Print, word for word, the opening line of the data below and every line after it through the line that contains "plt.rcParams['font.family'] = ['Lato', 'DejaVu", but not the pictures.

## DATA LINES
- - -
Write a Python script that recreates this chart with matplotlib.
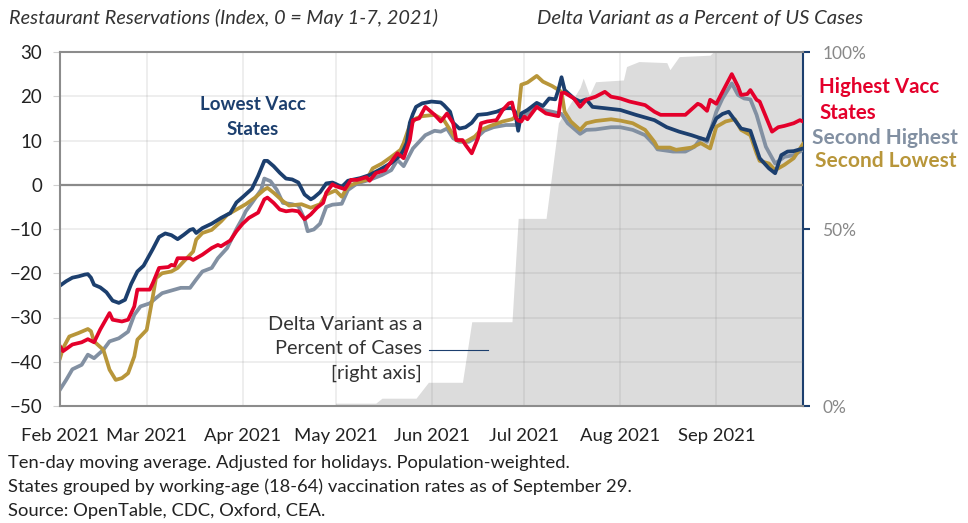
import numpy as np
import matplotlib
matplotlib.use("Agg")
import matplotlib.pyplot as plt
import matplotlib.dates as mdates
from matplotlib.lines import Line2D

plt.rcParams['font.family'] = ['Lato', 'DejaVu Sans']

# day offsets from Feb 1, 2021 and index values
low_days = [0, 2, 4, 6, 8, 9, 10, 11, 13, 15, 17, 19, 21, 23, 25, 27, 30, 32, 34, 36, 38, 40, 42, 43, 44, 46,
            49, 52, 55, 57, 59, 62, 64, 66, 67, 69, 71, 73, 75, 77, 79, 81, 82, 84, 86, 88, 89, 91, 93, 95, 97,
            100, 103, 107, 110, 111, 112, 113, 114, 115, 117, 120, 123, 124, 126, 127, 129, 131, 133, 135, 138,
            141, 144, 146, 147, 148, 149, 151, 154, 156, 158, 160, 161, 162, 163, 166, 168, 170, 172, 176, 181,
            186, 192, 196, 200, 204, 207, 209, 210, 212, 214, 216, 218, 220, 223, 226, 229, 231, 233, 235, 237, 240]
low_vals = [-22.8, -21.8, -21.0, -20.7, -20.3, -20.2, -21.0, -22.6, -23.2, -24.3, -26.2, -26.7, -26.0, -22.4,
            -19.6, -18.3, -14.5, -11.8, -11.0, -11.4, -12.3, -11.3, -10.2, -10.0, -10.9, -9.8, -8.8, -7.5, -6.4,
            -4.0, -2.8, -0.9, 2.0, 5.4, 5.4, 4.2, 2.7, 1.4, 1.2, 0.5, -2.2, -3.3, -2.9, -1.7, 0.3, 0.5, 0.2, -0.5,
            0.9, 1.2, 1.5, 2.2, 3.3, 4.9, 6.7, 7.9, 9.5, 14.0, 16.0, 17.6, 18.4, 18.8, 18.6, 18.0, 16.5, 14.0,
            12.7, 13.0, 14.0, 15.8, 16.0, 16.5, 17.3, 17.3, 16.5, 12.2, 16.1, 16.9, 18.5, 17.8, 19.5, 19.3, 21.5,
            24.3, 21.4, 19.5, 18.8, 19.3, 17.6, 17.3, 16.9, 15.8, 14.6, 13.0, 12.0, 11.2, 10.5, 10.1, 12.0, 15.0,
            16.0, 16.5, 14.6, 12.7, 12.2, 6.0, 3.7, 2.6, 6.7, 7.5, 7.6, 8.2]

high_days = [0, 1, 4, 7, 9, 11, 13, 16, 17, 20, 22, 24, 25, 29, 30, 32, 35, 36, 37, 38, 42, 43, 46, 49, 51, 52,
             55, 57, 59, 61, 64, 66, 67, 69, 71, 73, 75, 77, 79, 81, 83, 85, 86, 88, 89, 92, 94, 96, 99, 100, 102,
             105, 107, 109, 111, 113, 114, 116, 118, 121, 123, 125, 127, 128, 130, 131, 133, 135, 136, 138, 141,
             143, 145, 146, 147, 148, 149, 150, 151, 154, 157, 161, 162, 163, 166, 168, 170, 173, 176, 178, 181,
             184, 189, 192, 194, 198, 202, 206, 207, 209, 210, 212, 214, 217, 219, 220, 222, 223, 225, 226, 228,
             230, 232, 234, 237, 239, 240]
high_vals = [-36.5, -37.6, -36.1, -35.6, -34.9, -35.6, -32.7, -29.0, -30.5, -30.9, -30.5, -27.5, -23.7, -23.7,
             -22.2, -18.8, -18.6, -18.1, -18.3, -16.6, -16.6, -17.0, -15.8, -14.3, -13.6, -13.9, -12.6, -10.5,
             -8.8, -7.5, -6.3, -3.3, -2.9, -4.1, -5.6, -6.0, -5.8, -6.0, -7.8, -6.7, -5.2, -4.1, -1.8, 0.1, -0.3,
             -1.0, 1.1, 1.1, 1.7, 0.9, 2.6, 3.3, 5.2, 7.1, 6.0, 10.1, 14.6, 15.0, 17.6, 15.8, 14.3, 16.1, 13.9,
             10.1, 10.1, 9.0, 7.1, 10.5, 13.9, 14.3, 14.6, 16.9, 18.4, 18.6, 15.5, 14.5, 14.3, 15.4, 14.8, 17.6,
             16.1, 15.5, 20.7, 20.8, 19.5, 17.6, 19.2, 19.9, 21.0, 19.9, 19.5, 18.8, 18.0, 16.5, 15.8, 15.8, 15.8,
             18.3, 18.0, 16.7, 19.2, 18.3, 21.0, 25.0, 22.2, 20.3, 20.5, 21.4, 19.2, 18.8, 15.4, 12.0, 13.0, 13.3,
             13.9, 14.6, 14.3]

second_low_days = [0, 1, 3, 6, 9, 10, 11, 14, 16, 18, 20, 22, 24, 25, 28, 30, 31, 33, 36, 38, 40, 43, 44, 46,
                   49, 52, 54, 57, 60, 63, 66, 67, 69, 72, 74, 78, 81, 84, 86, 89, 91, 93, 96, 99, 101, 104, 107,
                   110, 111, 113, 115, 117, 121, 124, 126, 128, 131, 134, 136, 139, 143, 146, 148, 149, 151, 154,
                   156, 159, 162, 163, 165, 168, 170, 173, 178, 181, 185, 189, 192, 193, 197, 199, 204, 207, 210,
                   212, 215, 218, 220, 223, 225, 226, 229, 231, 234, 237, 240]
second_low_vals = [-39.2, -36.9, -34.3, -33.5, -32.6, -33.1, -35.4, -37.3, -41.8, -44.1, -43.7, -42.6, -38.8,
                   -35.0, -32.8, -25.2, -21.1, -20.0, -19.6, -18.8, -17.3, -15.1, -12.4, -10.9, -10.2, -8.3, -6.8,
                   -5.6, -4.4, -2.9, -1.1, -0.7, -1.8, -3.7, -4.7, -4.4, -5.2, -4.4, -2.2, -1.3, -2.7, -0.4, 0.5,
                   1.1, 3.7, 4.8, 6.3, 7.9, 9.4, 13.5, 15.0, 15.5, 15.8, 14.6, 12.4, 10.1, 9.7, 10.9, 12.4, 13.3,
                   14.3, 14.8, 15.8, 22.6, 23.1, 24.6, 23.3, 22.3, 21.0, 16.5, 14.3, 12.4, 13.9, 14.4, 14.8, 14.5,
                   13.9, 12.4, 9.7, 8.4, 8.4, 7.9, 8.4, 9.4, 8.2, 13.1, 14.3, 14.8, 12.4, 11.2, 7.1, 5.4, 4.8, 3.3,
                   4.5, 6.0, 9.2]

second_high_days = [0, 2, 4, 7, 9, 11, 14, 16, 19, 22, 24, 26, 29, 31, 33, 36, 37, 39, 42, 44, 46, 49, 51, 54,
                    57, 59, 60, 62, 65, 66, 68, 70, 72, 75, 77, 79, 80, 82, 84, 86, 88, 91, 93, 96, 100, 104, 107,
                    109, 111, 114, 116, 118, 121, 123, 125, 127, 129, 132, 135, 137, 140, 144, 148, 149, 151, 154,
                    156, 159, 162, 164, 166, 168, 170, 173, 178, 181, 185, 189, 192, 193, 198, 202, 205, 207, 209,
                    212, 214, 217, 219, 221, 223, 225, 228, 231, 234, 237, 240]
second_high_vals = [-46.3, -44.1, -41.7, -40.7, -38.4, -39.2, -37.3, -35.4, -34.7, -33.2, -29.4, -27.5, -26.8,
                    -25.6, -24.5, -23.9, -23.7, -23.3, -23.3, -21.4, -19.6, -18.8, -16.6, -14.3, -10.0, -7.5, -6.0,
                    -4.1, -1.1, 1.4, 0.8, -1.1, -4.1, -4.4, -4.8, -7.8, -10.5, -10.1, -8.8, -5.0, -4.5, -4.3, -1.2,
                    0.3, 1.1, 2.2, 3.3, 5.6, 4.2, 8.2, 9.7, 11.2, 12.2, 12.0, 12.7, 10.5, 9.7, 9.7, 10.9, 12.2, 13.0,
                    13.5, 13.5, 15.0, 16.1, 18.0, 16.9, 16.5, 16.0, 13.9, 12.7, 11.5, 12.4, 12.5, 13.0, 13.0, 12.4,
                    11.2, 9.0, 8.0, 7.5, 7.5, 8.6, 10.5, 9.7, 16.5, 19.5, 22.9, 20.3, 19.5, 19.3, 15.8, 8.6, 4.8,
                    6.3, 6.7, 7.9]

# Delta variant share of US cases (%)
delta_days = [89, 102, 104, 115, 119, 130, 133, 146, 148, 157, 161, 168, 169, 171, 173, 182, 183, 187, 196, 197,
              200, 210, 211, 240]
delta_pct = [0.8, 0.8, 2.2, 2.2, 6.7, 6.7, 23.8, 23.8, 53.0, 53.0, 80.0, 90.0, 92.6, 87.8, 91.6, 92.1, 95.9,
             97.3, 97.0, 95.0, 98.7, 99.1, 100.0, 100.0]

base = np.datetime64('2021-02-01')


def to_dates(days):
    return base + np.array(days).astype('timedelta64[D]')


W, H = 968, 523
fig = plt.figure(figsize=(W / 100, H / 100), dpi=100)


def fx(px):
    return px / W


def fy(py):
    return 1 - py / H


ax = fig.add_axes([fx(60), fy(406), fx(803) - fx(60), fy(52) - fy(406)])
ax2 = ax.twinx()
ax.set_zorder(ax2.get_zorder() + 1)
ax.patch.set_visible(False)

ax2.fill_between(to_dates(delta_days), 0, delta_pct, color='#dcdcdc', lw=0)
ax2.set_ylim(0, 100)
ax2.set_yticks([0, 50, 100])
ax2.set_yticklabels(['0%', '50%', '100%'])

navy = '#1c3f6e'
red = '#e4002b'
grey = '#8290a2'
gold = '#b8963a'

ax.plot(to_dates(second_high_days), second_high_vals, color=grey, lw=2.7, solid_joinstyle='round')
ax.plot(to_dates(second_low_days), second_low_vals, color=gold, lw=2.7, solid_joinstyle='round')
ax.plot(to_dates(low_days), low_vals, color=navy, lw=2.7, solid_joinstyle='round')
ax.plot(to_dates(high_days), high_vals, color=red, lw=2.7, solid_joinstyle='round')

ax.set_ylim(-50, 30)
ax.set_yticks(range(-50, 31, 10))
ax.set_xlim(base, base + np.timedelta64(240, 'D'))
months = [np.datetime64('2021-%02d-01' % m) for m in range(2, 10)]
ax.set_xticks(months)
ax.xaxis.set_major_formatter(mdates.DateFormatter('%b %Y'))

ax.grid(True, color=(0.5, 0.5, 0.5), alpha=0.15, lw=1.3)
ax.axhline(0, color='#8c8c8c', lw=1.6, zorder=1)

for a in (ax, ax2):
    for s in a.spines.values():
        s.set_visible(False)
for side in ('left', 'top', 'bottom'):
    ax.spines[side].set_visible(True)
    ax.spines[side].set_color('#8c8c8c')
    ax.spines[side].set_linewidth(1.5)
ax2.spines['right'].set_visible(True)
ax2.spines['right'].set_color(navy)
ax2.spines['right'].set_linewidth(1.5)

ax.tick_params(axis='y', length=5, color='#d0d0d0', pad=8, labelsize=13.5, labelcolor='#222222')
ax.tick_params(axis='x', length=0, pad=16, labelsize=13.3, labelcolor='#222222')
ax2.tick_params(axis='y', length=5, width=1.5, color=navy, pad=9, labelsize=12.5, labelcolor='#888888')

# titles
fig.text(fx(9), fy(18), 'Restaurant Reservations (Index, 0 = May 1-7, 2021)', style='italic',
         fontsize=14.3, color='#333333', va='center', ha='left')
fig.text(fx(700), fy(18), 'Delta Variant as a Percent of US Cases', style='italic',
         fontsize=14.6, color='#333333', va='center', ha='center')

# series labels
fig.text(fx(253), fy(117), 'Lowest Vacc\nStates', color=navy, fontsize=13.5, fontweight='bold',
         ha='center', va='center', linespacing=1.55)
fig.text(fx(819), fy(100), 'Highest Vacc\nStates', color=red, fontsize=14.8, fontweight='bold',
         ha='left', va='center', linespacing=1.4)
fig.text(fx(812), fy(138), 'Second Highest', color=grey, fontsize=15, fontweight='bold',
         ha='left', va='center')
fig.text(fx(815), fy(161), 'Second Lowest', color=gold, fontsize=15, fontweight='bold',
         ha='left', va='center')

fig.text(fx(422), fy(349), 'Delta Variant as a\nPercent of Cases\n[right axis]', color='#333333',
         fontsize=14.3, ha='right', va='center', linespacing=1.5)
fig.add_artist(Line2D([fx(429), fx(488)], [fy(350), fy(350)], color=navy, lw=0.8))

# notes
notes = ['Ten-day moving average. Adjusted for holidays. Population-weighted.',
         'States grouped by working-age (18-64) vaccination rates as of September 29.',
         'Source: OpenTable, CDC, Oxford, CEA.']
for i, t in enumerate(notes):
    fig.text(fx(8), fy(463 + 24 * i), t, fontsize=13.2, color='#222222', ha='left', va='center')

fig.savefig('out.png', dpi=100)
- - -
## WRITTEN SOLUTION
Write a Python script that recreates this chart with matplotlib.
import numpy as np
import matplotlib
matplotlib.use("Agg")
import matplotlib.pyplot as plt
import matplotlib.dates as mdates
from matplotlib.lines import Line2D

plt.rcParams['font.family'] = ['Lato', 'DejaVu Sans']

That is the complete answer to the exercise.